The first act of hiding came shortly after the creation of man. We cannot know for sure how long it took, but we can see it is in the third chapter of the Word – Eve ate, Eve shared, Adam ate, they hid. Well, that didn’t take long! Adam knew he had disappointed God. So his innate response was to hide from Him. He suffered from the guilt of exposure! From there mankind made it a way of life. A way of coping. A way to keep from disappointing God and others.

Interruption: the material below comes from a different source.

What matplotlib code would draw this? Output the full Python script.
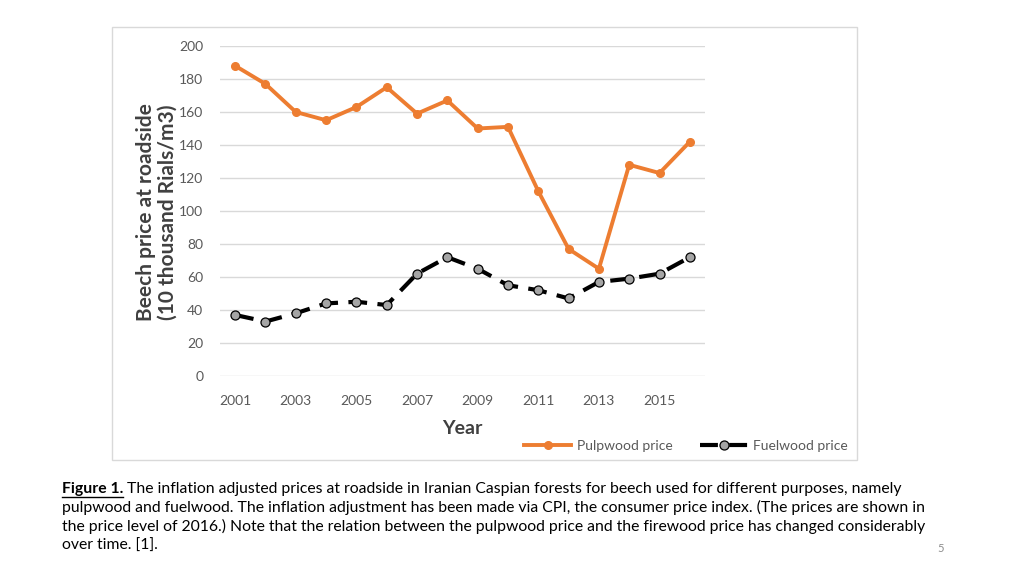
import matplotlib.pyplot as plt
import matplotlib.patches as patches
from matplotlib.lines import Line2D

# data
years = list(range(2001, 2017))
pulpwood = [188, 177, 160, 155, 163, 175, 159, 167, 150, 151, 112, 77, 65, 128, 123, 142]
fuelwood = [37, 33, 38, 44, 45, 43, 62, 72, 65, 55, 52, 47, 57, 59, 62, 72]
year_ticks = list(range(2001, 2016, 2))
price_ticks = list(range(0, 201, 20))

caption_head = "Figure 1."
caption_lines = [
    " The inflation adjusted prices at roadside in Iranian Caspian forests for beech used for different purposes, namely",
    "pulpwood and fuelwood. The inflation adjustment has been made via CPI, the consumer price index. (The prices are shown in",
    "the price level of 2016.) Note that the relation between the pulpwood price and the firewood price has changed considerably",
    "over time. [1].",
]

plt.rcParams['font.family'] = ['Lato', 'DejaVu Sans']

W, H = 1024, 576
fig = plt.figure(figsize=(10.24, 5.76), dpi=100)

# chart frame
fig.patches.append(patches.Rectangle((112 / W, 1 - 460 / H), (857 - 112) / W, (460 - 27) / H,
                                     transform=fig.transFigure, fill=False,
                                     edgecolor='#D9D9D9', lw=1.0))

ax = fig.add_axes([220 / W, 1 - 376 / H, (705 - 220) / W, (376 - 46) / H])

orange = '#ED7D31'
ax.plot(years, pulpwood, color=orange, lw=2.8, marker='o', markersize=5.5,
        label='Pulpwood price', zorder=3)
ax.plot(years, fuelwood, color='black', lw=3.0, dashes=(4.5, 2.5), marker='o',
        markersize=6.5, markerfacecolor='#A5A5A5', markeredgecolor='black',
        markeredgewidth=0.9, label='Fuelwood price', zorder=3)

ax.set_xlim(2000.5, 2016.5)
ax.set_ylim(0, 200)
ax.set_xticks(year_ticks)
ax.set_yticks(price_ticks)
ax.tick_params(length=0, labelsize=10, labelcolor='#595959')
ax.tick_params(axis='x', pad=14)
ax.tick_params(axis='y', pad=12)
ax.grid(axis='y', color='#D9D9D9', lw=1.0)
ax.set_axisbelow(True)
for s in ax.spines.values():
    s.set_visible(False)

fig.text(157 / W, 1 - 212 / H, "Beech price at roadside\n(10 thousand Rials/m3)",
         rotation=90, ha='center', va='center', fontsize=15, fontweight='bold',
         color='#404040', linespacing=1.1)
fig.text(462 / W, 1 - 428 / H, "Year", ha='center', va='center', fontsize=14,
         fontweight='bold', color='#404040')

handles = [
    Line2D([], [], color=orange, lw=2.8, marker='o', markersize=5.5),
    Line2D([], [], color='black', lw=3.0, dashes=(4.3, 2.7), marker='o', markersize=6.5,
           markerfacecolor='#A5A5A5', markeredgecolor='black', markeredgewidth=0.9),
]
fig.legend(handles, ['Pulpwood price', 'Fuelwood price'], loc='center',
           bbox_to_anchor=(686 / W, 1 - 446 / H), ncol=2, frameon=False,
           fontsize=10, labelcolor='#595959', handlelength=3.4, handletextpad=0.4,
           columnspacing=2.0)

# caption
cap_size = 11.3
y0 = 489
head = fig.text(62 / W, 1 - y0 / H, caption_head, fontsize=cap_size, fontweight='bold',
                ha='left', va='center', color='black')
fig.canvas.draw()
bb = head.get_window_extent()
fig.add_artist(Line2D([bb.x0 / W, bb.x1 / W], [(bb.y0 - 1) / H, (bb.y0 - 1) / H],
                      color='black', lw=1.0, transform=fig.transFigure))
fig.text(bb.x1 / W, 1 - y0 / H, caption_lines[0], fontsize=cap_size, ha='left',
         va='center', color='black')
for i, line in enumerate(caption_lines[1:]):
    fig.text(62 / W, 1 - (y0 + 18.8 * (i + 1)) / H, line, fontsize=cap_size,
             ha='left', va='center', color='black')

fig.text(941 / W, 1 - 549 / H, "5", fontsize=8, color='#8C8C8C', ha='center', va='center')

fig.savefig('out.png', dpi=100)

Yet, the wages of sin is death. (Romans 6:23a) The first wage of the first sin was the death of freedom. Adam no longer felt free to be open with God. 

He no longer felt free…

     ~ to be exposed 

     ~ to live in paradise. 

So would begin the long journey to find that freedom again. Stories of great men of God ~ Abraham, Moses, David… ~ hiding in their selfishness, abuse, self-destruction, sexuality, and I dare say greatness. Nothing is new under the sun, now is it? The same things we try to hide behind even today. The same things that hinder us from the fullness of freedom God has provided.

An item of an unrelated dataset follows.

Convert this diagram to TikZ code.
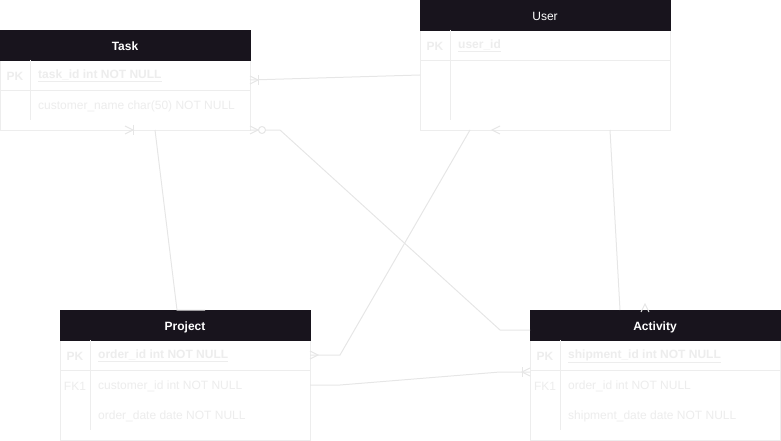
\documentclass[tikz,border=0pt]{standalone}
\usepackage{fontspec}
\setmainfont{Liberation Sans}
\definecolor{hdr}{HTML}{18141D}
\definecolor{edge}{HTML}{E6E6E6}
\definecolor{faint}{HTML}{EDEDED}
\begin{document}
\begin{tikzpicture}[x=1pt,y=-1pt,
	conn/.style={draw=edge, line width=1pt},
	hdrbox/.style={fill=hdr, draw=hdr, minimum width=250pt, minimum height=30pt, inner sep=0pt, text height=10.5pt, text depth=0pt, text=white, font=\fontsize{12}{14}\selectfont\bfseries},
	bodybox/.style={draw=faint, fill=white, minimum width=250pt, inner sep=0pt},
	keytxt/.style={text=faint, inner sep=0pt, yshift=-1pt, font=\fontsize{12}{14}\selectfont},
	fld/.style={text=faint, anchor=west, inner sep=0pt, yshift=-1pt, font=\fontsize{12}{14}\selectfont},
	crow/.pic={\draw[conn] (0,-4)--(8,0)--(0,4);},
	crowbar/.pic={\draw[conn] (0,-4)--(8,0)--(0,4); \draw[conn] (8,-5)--(8,5);},
	zeromany/.pic={\draw[conn] (0,-4)--(8,0)--(0,4); \draw[conn, fill=white] (12,0) circle (3.5);}]
		\useasboundingbox (0,0) rectangle (781,441);
		% Task
		\node[bodybox, minimum height=70pt] (taskbody) at (125,95) {};
		\node[hdrbox] (taskhead) at (125,45) {Task};
		\draw[faint] (0,90)--(250,90) (30,60)--(30,120);
		\node[keytxt, font=\fontsize{12}{14}\selectfont\bfseries] at (15,75) {PK};
		\node[fld, font=\fontsize{12}{14}\selectfont\bfseries] at (38,75) {\underline{task\_id int NOT NULL}};
		\node[fld] at (38,105) {customer\_name char(50) NOT NULL};
		% User
		\node[bodybox, minimum height=100pt] (userbody) at (545,80) {};
		\node[hdrbox, font=\fontsize{12}{14}\selectfont] (userhead) at (545,15) {User};
		\draw[faint] (420,60)--(670,60) (450,30)--(450,120);
		\node[keytxt, font=\fontsize{12}{14}\selectfont\bfseries] at (435,45) {PK};
		\node[fld, font=\fontsize{12}{14}\selectfont\bfseries] at (458,45) {\underline{user\_id}};
		% Project
		\node[bodybox, minimum height=100pt] (projbody) at (185,390) {};
		\node[hdrbox] (projhead) at (185,325) {Project};
		\draw[faint] (60,370)--(310,370) (90,340)--(90,430);
		\node[keytxt, font=\fontsize{12}{14}\selectfont\bfseries] at (75,355) {PK};
		\node[fld, font=\fontsize{12}{14}\selectfont\bfseries] at (98,355) {\underline{order\_id int NOT NULL}};
		\node[keytxt] at (75,385) {FK1};
		\node[fld] at (98,385) {customer\_id int NOT NULL};
		\node[fld] at (98,415) {order\_date date NOT NULL};
		% Activity
		\node[bodybox, minimum height=100pt] (actbody) at (655,390) {};
		\node[hdrbox] (acthead) at (655,325) {Activity};
		\draw[faint] (530,370)--(780,370) (560,340)--(560,430);
		\node[keytxt, font=\fontsize{12}{14}\selectfont\bfseries] at (545,355) {PK};
		\node[fld, font=\fontsize{12}{14}\selectfont\bfseries] at (568,355) {\underline{shipment\_id int NOT NULL}};
		\node[keytxt] at (545,385) {FK1};
		\node[fld] at (568,385) {order\_id int NOT NULL};
		\node[fld] at (568,415) {shipment\_date date NOT NULL};
		% connectors
		\coordinate (userL) at (420,75);
		\coordinate (taskR) at (250,80);
		\coordinate (taskC) at (250,130);
		\coordinate (taskB) at (155,130);
		\coordinate (actL) at (530,330);
		\coordinate (actF) at (530,372);
		\coordinate (actT) at (620,310);
		\coordinate (projT) at (177,310);
		\coordinate (projK) at (310,355);
		\coordinate (projF) at (310,385);
		\coordinate (userB) at (470,130);
		\coordinate (userC) at (610,130);
		\draw[conn] (userL) -- (taskR);
		\draw[conn] (taskC) -- ++(30,0) -- (500,330) -- (actL);
		\draw[conn] (taskB) -- (projT) -- ++(28,0);
		\draw[conn] (userB) -- (340,355) -- (projK);
		\draw[conn] (userC) -- (actT);
		\draw[conn] (projF) -- ++(30,0) -- (500,372) -- (actF);
		\pic at (taskR) {crowbar};
		\pic at (taskC) {zeromany};
		\pic at (125,130) {crowbar};
		\pic at (projK) {crow};
		\pic[rotate=180] at (actF) {crowbar};
		\pic[rotate=180] at (500,130) {crow};
		\pic[rotate=90] at (645,312) {crow};
	\end{tikzpicture}
\end{document}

Today, be brave! Take time and think about what is hindering you from the fullness, from the freedom to love those around you. 

Do you disagree with their politics?
…Love them anyway…

Do you disagree with their lifestyle?
…Love them anyway…

Do you disagree with their beliefs?
…Love them anyway…

The freedom Paul spoke about in Galatians 5:1 is freedom from slavery. Christ died to break the yoke of that slavery. Whatever it may be. Oh, friend, freedom is possible and I’m so excited to take the next days, weeks, whatever it needs to be, and let the Holy Spirit lead us to find it. 

Father, even now, as I read this, may you move me beyond hindered love. Move me beyond what is holding me back so I may find fullness of love in You. Open my heart and my mind to hear from you through these simple devotions. Show me what love requires of me. Guide me into freedom. Amen!